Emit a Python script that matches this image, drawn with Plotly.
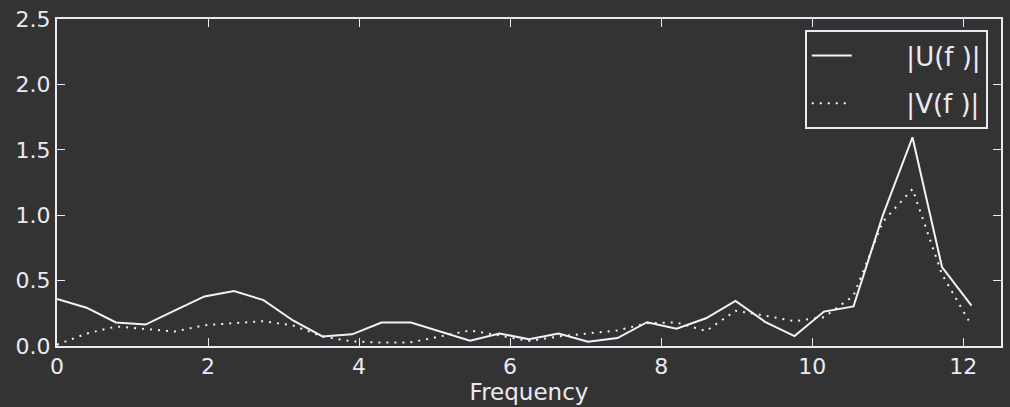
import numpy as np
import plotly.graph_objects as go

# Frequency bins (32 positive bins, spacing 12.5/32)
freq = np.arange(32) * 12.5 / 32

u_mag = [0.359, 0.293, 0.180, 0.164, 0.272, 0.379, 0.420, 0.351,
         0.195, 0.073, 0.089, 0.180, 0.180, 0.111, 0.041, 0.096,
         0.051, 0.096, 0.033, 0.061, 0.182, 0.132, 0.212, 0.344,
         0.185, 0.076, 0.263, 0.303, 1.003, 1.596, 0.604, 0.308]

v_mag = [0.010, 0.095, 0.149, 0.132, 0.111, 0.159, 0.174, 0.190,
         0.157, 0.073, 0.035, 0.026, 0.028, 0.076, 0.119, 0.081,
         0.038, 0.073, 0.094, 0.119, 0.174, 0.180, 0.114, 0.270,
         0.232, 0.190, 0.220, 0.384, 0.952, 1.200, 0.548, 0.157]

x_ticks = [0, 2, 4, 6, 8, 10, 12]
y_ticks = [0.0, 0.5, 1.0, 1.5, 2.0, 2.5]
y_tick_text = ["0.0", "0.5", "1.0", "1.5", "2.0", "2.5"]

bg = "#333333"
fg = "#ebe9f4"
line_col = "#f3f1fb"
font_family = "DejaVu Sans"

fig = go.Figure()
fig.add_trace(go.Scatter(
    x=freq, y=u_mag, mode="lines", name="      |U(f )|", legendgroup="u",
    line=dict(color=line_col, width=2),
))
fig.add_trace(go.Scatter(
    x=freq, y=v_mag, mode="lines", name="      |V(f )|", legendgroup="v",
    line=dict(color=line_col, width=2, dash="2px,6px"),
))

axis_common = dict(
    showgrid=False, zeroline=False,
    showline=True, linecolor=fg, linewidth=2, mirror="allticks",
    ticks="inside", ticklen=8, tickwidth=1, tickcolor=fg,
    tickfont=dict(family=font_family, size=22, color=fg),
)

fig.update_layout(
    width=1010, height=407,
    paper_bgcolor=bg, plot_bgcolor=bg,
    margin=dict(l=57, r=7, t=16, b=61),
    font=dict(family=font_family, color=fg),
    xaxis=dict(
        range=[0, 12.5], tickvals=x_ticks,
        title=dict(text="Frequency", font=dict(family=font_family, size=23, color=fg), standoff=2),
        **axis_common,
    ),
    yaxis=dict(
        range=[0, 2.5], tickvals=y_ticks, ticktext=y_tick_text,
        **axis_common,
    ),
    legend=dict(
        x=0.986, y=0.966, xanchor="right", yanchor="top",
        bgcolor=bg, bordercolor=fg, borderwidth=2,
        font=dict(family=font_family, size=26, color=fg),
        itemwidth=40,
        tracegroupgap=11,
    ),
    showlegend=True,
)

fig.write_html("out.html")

#####

**PROBLEM DETAILS**
Reproduce the whole listing word for word, setting aside any pictures.

**THE SOLUTION**
Emit a Python script that matches this image, drawn with Plotly.
import numpy as np
import plotly.graph_objects as go

# Frequency bins (32 positive bins, spacing 12.5/32)
freq = np.arange(32) * 12.5 / 32

u_mag = [0.359, 0.293, 0.180, 0.164, 0.272, 0.379, 0.420, 0.351,
         0.195, 0.073, 0.089, 0.180, 0.180, 0.111, 0.041, 0.096,
         0.051, 0.096, 0.033, 0.061, 0.182, 0.132, 0.212, 0.344,
         0.185, 0.076, 0.263, 0.303, 1.003, 1.596, 0.604, 0.308]

v_mag = [0.010, 0.095, 0.149, 0.132, 0.111, 0.159, 0.174, 0.190,
         0.157, 0.073, 0.035, 0.026, 0.028, 0.076, 0.119, 0.081,
         0.038, 0.073, 0.094, 0.119, 0.174, 0.180, 0.114, 0.270,
         0.232, 0.190, 0.220, 0.384, 0.952, 1.200, 0.548, 0.157]

x_ticks = [0, 2, 4, 6, 8, 10, 12]
y_ticks = [0.0, 0.5, 1.0, 1.5, 2.0, 2.5]
y_tick_text = ["0.0", "0.5", "1.0", "1.5", "2.0", "2.5"]

bg = "#333333"
fg = "#ebe9f4"
line_col = "#f3f1fb"
font_family = "DejaVu Sans"

fig = go.Figure()
fig.add_trace(go.Scatter(
    x=freq, y=u_mag, mode="lines", name="      |U(f )|", legendgroup="u",
    line=dict(color=line_col, width=2),
))
fig.add_trace(go.Scatter(
    x=freq, y=v_mag, mode="lines", name="      |V(f )|", legendgroup="v",
    line=dict(color=line_col, width=2, dash="2px,6px"),
))

axis_common = dict(
    showgrid=False, zeroline=False,
    showline=True, linecolor=fg, linewidth=2, mirror="allticks",
    ticks="inside", ticklen=8, tickwidth=1, tickcolor=fg,
    tickfont=dict(family=font_family, size=22, color=fg),
)

fig.update_layout(
    width=1010, height=407,
    paper_bgcolor=bg, plot_bgcolor=bg,
    margin=dict(l=57, r=7, t=16, b=61),
    font=dict(family=font_family, color=fg),
    xaxis=dict(
        range=[0, 12.5], tickvals=x_ticks,
        title=dict(text="Frequency", font=dict(family=font_family, size=23, color=fg), standoff=2),
        **axis_common,
    ),
    yaxis=dict(
        range=[0, 2.5], tickvals=y_ticks, ticktext=y_tick_text,
        **axis_common,
    ),
    legend=dict(
        x=0.986, y=0.966, xanchor="right", yanchor="top",
        bgcolor=bg, bordercolor=fg, borderwidth=2,
        font=dict(family=font_family, size=26, color=fg),
        itemwidth=40,
        tracegroupgap=11,
    ),
    showlegend=True,
)

fig.write_html("out.html")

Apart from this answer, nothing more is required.